Goal: Return the lines from the one that contains "Emit a component" through the one that contains "const LABEL_SHIFT_CD = 0.25;", both included, exactly as written and with nothing added.

(Entries with chart source code)
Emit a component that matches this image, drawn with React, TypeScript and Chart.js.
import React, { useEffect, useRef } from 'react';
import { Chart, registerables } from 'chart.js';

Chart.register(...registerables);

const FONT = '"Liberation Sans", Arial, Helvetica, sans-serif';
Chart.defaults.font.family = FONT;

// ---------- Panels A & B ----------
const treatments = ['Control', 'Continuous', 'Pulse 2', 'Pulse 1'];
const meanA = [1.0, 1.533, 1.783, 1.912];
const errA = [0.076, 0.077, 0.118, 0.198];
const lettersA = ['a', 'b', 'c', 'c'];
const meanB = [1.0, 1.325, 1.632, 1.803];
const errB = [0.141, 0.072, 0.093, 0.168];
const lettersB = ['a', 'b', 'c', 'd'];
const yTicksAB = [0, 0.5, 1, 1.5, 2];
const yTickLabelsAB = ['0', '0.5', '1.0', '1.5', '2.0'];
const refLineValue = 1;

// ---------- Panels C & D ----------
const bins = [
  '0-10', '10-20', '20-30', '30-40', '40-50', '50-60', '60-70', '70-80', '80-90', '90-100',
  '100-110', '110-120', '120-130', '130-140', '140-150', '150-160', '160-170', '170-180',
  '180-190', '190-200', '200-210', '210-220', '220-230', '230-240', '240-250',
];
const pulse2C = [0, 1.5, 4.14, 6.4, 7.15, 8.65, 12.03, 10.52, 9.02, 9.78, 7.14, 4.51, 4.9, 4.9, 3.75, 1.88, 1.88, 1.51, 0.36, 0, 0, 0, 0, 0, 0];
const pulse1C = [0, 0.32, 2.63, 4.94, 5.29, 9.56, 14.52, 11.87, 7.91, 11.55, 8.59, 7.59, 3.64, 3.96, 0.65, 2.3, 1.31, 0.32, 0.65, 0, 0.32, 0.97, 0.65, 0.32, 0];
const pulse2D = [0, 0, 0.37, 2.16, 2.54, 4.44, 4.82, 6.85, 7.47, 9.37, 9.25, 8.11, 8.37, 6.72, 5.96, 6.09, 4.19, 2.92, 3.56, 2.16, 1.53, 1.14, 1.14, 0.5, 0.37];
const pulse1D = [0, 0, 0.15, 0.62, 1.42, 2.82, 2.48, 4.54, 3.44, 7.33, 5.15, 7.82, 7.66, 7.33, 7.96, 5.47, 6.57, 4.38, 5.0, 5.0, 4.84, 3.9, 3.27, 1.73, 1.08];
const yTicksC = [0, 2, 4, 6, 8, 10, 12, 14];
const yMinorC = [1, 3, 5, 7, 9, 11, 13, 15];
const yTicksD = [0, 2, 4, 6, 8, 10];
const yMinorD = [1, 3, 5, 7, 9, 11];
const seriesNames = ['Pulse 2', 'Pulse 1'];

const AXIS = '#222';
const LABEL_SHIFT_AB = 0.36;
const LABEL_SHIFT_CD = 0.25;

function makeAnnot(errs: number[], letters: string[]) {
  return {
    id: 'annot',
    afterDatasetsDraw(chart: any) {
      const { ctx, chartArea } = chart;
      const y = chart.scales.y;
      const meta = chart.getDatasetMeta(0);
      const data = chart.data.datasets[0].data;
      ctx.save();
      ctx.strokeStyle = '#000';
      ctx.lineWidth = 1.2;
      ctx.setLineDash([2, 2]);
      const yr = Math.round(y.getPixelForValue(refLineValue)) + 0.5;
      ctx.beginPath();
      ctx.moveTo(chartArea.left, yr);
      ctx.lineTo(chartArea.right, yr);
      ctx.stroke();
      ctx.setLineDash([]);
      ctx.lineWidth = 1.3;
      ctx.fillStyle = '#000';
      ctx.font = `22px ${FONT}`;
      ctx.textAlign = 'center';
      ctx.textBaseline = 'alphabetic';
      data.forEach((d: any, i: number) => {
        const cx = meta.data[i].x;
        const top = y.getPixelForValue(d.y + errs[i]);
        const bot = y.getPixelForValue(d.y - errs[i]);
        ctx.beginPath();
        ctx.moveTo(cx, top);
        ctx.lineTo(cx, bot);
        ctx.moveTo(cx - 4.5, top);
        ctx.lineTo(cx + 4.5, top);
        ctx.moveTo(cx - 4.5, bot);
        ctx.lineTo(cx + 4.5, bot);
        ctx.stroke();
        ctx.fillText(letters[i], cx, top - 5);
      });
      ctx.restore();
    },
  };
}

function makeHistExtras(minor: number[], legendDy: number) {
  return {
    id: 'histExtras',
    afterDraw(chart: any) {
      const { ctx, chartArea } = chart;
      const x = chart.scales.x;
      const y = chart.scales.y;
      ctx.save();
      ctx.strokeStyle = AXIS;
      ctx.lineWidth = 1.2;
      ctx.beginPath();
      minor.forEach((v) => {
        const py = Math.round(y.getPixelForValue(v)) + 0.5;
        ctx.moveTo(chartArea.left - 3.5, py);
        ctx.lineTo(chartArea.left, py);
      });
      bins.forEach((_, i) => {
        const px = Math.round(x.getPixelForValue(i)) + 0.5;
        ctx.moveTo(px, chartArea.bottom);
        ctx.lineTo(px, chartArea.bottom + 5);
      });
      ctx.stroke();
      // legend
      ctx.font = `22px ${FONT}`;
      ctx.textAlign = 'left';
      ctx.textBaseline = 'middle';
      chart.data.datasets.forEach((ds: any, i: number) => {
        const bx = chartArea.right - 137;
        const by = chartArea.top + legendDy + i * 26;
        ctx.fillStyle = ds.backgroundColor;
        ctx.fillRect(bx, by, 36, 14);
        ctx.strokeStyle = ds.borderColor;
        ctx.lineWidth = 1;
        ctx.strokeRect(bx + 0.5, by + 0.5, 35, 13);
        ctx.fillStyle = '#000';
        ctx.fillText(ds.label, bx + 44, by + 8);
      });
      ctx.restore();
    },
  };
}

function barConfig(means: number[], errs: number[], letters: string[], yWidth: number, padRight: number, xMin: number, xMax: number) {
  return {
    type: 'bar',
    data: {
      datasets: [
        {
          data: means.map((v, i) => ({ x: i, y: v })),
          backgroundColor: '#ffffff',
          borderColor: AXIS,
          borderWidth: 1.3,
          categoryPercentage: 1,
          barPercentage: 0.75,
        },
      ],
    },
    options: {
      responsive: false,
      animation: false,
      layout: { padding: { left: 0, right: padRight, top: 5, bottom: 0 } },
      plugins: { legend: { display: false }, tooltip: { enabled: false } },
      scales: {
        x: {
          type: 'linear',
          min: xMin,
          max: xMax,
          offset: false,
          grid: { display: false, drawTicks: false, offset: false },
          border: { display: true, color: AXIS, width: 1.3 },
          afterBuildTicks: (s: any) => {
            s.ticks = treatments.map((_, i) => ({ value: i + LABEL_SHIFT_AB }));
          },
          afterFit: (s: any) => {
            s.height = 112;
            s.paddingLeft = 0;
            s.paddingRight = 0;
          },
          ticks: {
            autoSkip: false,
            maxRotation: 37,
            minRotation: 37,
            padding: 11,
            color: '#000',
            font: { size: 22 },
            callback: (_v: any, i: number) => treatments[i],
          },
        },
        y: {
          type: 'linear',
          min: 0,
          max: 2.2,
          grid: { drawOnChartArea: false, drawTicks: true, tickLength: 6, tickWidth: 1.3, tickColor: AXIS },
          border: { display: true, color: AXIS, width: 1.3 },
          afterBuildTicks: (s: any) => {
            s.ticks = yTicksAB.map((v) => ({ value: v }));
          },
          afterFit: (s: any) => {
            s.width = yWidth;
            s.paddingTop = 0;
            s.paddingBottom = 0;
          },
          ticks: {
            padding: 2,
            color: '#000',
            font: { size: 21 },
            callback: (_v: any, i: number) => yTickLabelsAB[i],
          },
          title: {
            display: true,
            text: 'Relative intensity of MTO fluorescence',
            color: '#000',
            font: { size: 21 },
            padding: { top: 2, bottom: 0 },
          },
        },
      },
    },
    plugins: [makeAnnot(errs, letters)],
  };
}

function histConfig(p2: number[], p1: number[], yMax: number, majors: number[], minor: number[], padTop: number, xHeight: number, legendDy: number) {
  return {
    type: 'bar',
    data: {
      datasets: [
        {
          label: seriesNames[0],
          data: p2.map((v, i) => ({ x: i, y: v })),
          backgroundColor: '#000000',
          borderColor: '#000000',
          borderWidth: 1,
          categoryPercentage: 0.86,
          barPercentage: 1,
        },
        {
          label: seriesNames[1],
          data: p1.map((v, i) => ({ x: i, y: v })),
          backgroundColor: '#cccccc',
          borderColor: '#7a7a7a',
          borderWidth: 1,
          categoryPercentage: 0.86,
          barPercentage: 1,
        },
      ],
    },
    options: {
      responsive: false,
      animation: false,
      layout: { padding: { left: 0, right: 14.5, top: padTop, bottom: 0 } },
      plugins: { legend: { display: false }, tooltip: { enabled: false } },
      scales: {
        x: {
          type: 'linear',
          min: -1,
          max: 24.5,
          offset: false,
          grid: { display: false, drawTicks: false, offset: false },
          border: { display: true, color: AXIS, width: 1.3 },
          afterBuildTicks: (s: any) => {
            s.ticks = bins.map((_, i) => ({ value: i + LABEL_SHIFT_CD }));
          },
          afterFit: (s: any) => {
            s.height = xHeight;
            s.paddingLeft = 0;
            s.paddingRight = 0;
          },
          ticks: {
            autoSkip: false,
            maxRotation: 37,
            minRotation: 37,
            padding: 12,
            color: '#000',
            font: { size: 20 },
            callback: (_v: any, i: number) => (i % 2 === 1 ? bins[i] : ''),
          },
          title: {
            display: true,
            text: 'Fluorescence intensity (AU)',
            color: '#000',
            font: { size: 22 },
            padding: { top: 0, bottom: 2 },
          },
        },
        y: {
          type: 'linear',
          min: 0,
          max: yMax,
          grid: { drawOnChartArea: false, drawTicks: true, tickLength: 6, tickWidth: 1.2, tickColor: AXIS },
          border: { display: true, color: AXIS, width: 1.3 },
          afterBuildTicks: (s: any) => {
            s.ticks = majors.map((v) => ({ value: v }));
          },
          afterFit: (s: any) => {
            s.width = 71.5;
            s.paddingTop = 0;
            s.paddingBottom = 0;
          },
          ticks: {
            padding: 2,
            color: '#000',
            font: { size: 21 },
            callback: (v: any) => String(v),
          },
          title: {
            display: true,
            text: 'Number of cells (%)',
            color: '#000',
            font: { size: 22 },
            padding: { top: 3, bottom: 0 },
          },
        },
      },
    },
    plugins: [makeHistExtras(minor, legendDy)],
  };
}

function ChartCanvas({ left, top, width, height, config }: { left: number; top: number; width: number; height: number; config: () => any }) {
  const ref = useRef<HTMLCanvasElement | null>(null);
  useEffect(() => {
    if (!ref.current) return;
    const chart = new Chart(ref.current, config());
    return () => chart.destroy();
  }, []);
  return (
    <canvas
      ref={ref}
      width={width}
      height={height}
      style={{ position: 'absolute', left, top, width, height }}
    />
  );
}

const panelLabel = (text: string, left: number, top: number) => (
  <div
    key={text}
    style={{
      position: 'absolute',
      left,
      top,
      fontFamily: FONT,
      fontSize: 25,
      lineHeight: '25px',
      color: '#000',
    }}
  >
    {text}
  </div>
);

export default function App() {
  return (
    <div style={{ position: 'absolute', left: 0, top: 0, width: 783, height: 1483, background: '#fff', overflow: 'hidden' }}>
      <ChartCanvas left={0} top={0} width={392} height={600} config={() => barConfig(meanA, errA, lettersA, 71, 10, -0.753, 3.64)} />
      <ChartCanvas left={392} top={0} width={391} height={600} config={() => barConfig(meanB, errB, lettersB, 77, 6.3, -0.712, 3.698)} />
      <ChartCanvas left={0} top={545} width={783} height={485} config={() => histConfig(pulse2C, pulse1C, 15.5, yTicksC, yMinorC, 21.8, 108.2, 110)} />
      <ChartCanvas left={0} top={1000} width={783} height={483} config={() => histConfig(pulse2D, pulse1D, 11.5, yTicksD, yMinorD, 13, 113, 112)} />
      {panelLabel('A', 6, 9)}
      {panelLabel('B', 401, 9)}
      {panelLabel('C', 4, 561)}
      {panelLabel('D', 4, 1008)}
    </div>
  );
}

---

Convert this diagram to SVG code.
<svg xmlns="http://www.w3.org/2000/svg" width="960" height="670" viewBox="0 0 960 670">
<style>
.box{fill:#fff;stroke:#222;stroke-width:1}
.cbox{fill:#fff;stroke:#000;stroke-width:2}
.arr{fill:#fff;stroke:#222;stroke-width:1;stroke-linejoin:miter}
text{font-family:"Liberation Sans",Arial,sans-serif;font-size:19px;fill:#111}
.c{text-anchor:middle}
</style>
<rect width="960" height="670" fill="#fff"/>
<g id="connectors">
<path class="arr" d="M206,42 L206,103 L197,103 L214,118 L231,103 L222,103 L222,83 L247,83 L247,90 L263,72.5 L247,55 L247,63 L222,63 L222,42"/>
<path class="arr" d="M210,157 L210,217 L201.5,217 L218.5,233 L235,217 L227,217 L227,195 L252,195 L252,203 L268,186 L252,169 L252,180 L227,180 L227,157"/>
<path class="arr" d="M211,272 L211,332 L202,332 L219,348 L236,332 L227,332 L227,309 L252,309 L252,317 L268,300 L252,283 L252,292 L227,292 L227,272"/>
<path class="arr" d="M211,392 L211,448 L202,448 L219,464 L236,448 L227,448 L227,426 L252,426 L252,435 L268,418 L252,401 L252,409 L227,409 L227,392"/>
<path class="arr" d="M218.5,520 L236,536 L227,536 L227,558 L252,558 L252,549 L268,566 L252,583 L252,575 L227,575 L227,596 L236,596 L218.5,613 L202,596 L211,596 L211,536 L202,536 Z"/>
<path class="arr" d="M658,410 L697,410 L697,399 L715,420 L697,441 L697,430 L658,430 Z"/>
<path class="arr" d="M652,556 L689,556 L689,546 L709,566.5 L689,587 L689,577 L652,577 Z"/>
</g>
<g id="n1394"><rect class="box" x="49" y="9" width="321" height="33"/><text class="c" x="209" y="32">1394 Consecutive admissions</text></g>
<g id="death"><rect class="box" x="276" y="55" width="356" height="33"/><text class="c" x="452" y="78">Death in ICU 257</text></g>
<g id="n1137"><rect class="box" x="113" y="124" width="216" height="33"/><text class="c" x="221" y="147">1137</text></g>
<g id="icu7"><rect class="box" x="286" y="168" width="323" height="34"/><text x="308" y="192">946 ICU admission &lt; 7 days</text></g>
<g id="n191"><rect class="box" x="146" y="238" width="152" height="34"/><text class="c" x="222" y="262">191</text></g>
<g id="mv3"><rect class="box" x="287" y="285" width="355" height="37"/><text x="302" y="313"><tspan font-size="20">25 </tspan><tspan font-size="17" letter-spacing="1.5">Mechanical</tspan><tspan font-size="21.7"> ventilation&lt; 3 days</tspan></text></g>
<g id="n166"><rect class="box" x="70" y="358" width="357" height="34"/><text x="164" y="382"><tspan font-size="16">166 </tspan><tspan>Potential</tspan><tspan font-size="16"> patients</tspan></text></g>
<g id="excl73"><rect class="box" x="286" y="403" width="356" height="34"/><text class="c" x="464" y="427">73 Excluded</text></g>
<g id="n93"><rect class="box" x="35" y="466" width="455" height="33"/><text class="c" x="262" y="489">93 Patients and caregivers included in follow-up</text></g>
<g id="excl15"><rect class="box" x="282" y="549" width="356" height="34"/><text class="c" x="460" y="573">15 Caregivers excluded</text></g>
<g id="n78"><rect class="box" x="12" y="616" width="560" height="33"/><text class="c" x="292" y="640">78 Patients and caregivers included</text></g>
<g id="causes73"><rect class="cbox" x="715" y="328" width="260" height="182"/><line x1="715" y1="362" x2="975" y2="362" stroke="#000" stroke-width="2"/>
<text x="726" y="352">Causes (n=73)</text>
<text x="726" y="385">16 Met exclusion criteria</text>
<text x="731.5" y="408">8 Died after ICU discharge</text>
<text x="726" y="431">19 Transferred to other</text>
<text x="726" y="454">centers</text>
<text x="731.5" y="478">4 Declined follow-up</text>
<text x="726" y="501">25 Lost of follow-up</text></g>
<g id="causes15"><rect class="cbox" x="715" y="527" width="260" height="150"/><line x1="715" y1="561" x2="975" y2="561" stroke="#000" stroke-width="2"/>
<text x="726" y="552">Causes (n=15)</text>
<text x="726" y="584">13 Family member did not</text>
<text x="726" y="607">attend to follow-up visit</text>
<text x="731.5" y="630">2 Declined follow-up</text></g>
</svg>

Expected answer:
Emit a component that matches this image, drawn with React, TypeScript and Chart.js.
import React, { useEffect, useRef } from 'react';
import { Chart, registerables } from 'chart.js';

Chart.register(...registerables);

const FONT = '"Liberation Sans", Arial, Helvetica, sans-serif';
Chart.defaults.font.family = FONT;

// ---------- Panels A & B ----------
const treatments = ['Control', 'Continuous', 'Pulse 2', 'Pulse 1'];
const meanA = [1.0, 1.533, 1.783, 1.912];
const errA = [0.076, 0.077, 0.118, 0.198];
const lettersA = ['a', 'b', 'c', 'c'];
const meanB = [1.0, 1.325, 1.632, 1.803];
const errB = [0.141, 0.072, 0.093, 0.168];
const lettersB = ['a', 'b', 'c', 'd'];
const yTicksAB = [0, 0.5, 1, 1.5, 2];
const yTickLabelsAB = ['0', '0.5', '1.0', '1.5', '2.0'];
const refLineValue = 1;

// ---------- Panels C & D ----------
const bins = [
  '0-10', '10-20', '20-30', '30-40', '40-50', '50-60', '60-70', '70-80', '80-90', '90-100',
  '100-110', '110-120', '120-130', '130-140', '140-150', '150-160', '160-170', '170-180',
  '180-190', '190-200', '200-210', '210-220', '220-230', '230-240', '240-250',
];
const pulse2C = [0, 1.5, 4.14, 6.4, 7.15, 8.65, 12.03, 10.52, 9.02, 9.78, 7.14, 4.51, 4.9, 4.9, 3.75, 1.88, 1.88, 1.51, 0.36, 0, 0, 0, 0, 0, 0];
const pulse1C = [0, 0.32, 2.63, 4.94, 5.29, 9.56, 14.52, 11.87, 7.91, 11.55, 8.59, 7.59, 3.64, 3.96, 0.65, 2.3, 1.31, 0.32, 0.65, 0, 0.32, 0.97, 0.65, 0.32, 0];
const pulse2D = [0, 0, 0.37, 2.16, 2.54, 4.44, 4.82, 6.85, 7.47, 9.37, 9.25, 8.11, 8.37, 6.72, 5.96, 6.09, 4.19, 2.92, 3.56, 2.16, 1.53, 1.14, 1.14, 0.5, 0.37];
const pulse1D = [0, 0, 0.15, 0.62, 1.42, 2.82, 2.48, 4.54, 3.44, 7.33, 5.15, 7.82, 7.66, 7.33, 7.96, 5.47, 6.57, 4.38, 5.0, 5.0, 4.84, 3.9, 3.27, 1.73, 1.08];
const yTicksC = [0, 2, 4, 6, 8, 10, 12, 14];
const yMinorC = [1, 3, 5, 7, 9, 11, 13, 15];
const yTicksD = [0, 2, 4, 6, 8, 10];
const yMinorD = [1, 3, 5, 7, 9, 11];
const seriesNames = ['Pulse 2', 'Pulse 1'];

const AXIS = '#222';
const LABEL_SHIFT_AB = 0.36;
const LABEL_SHIFT_CD = 0.25;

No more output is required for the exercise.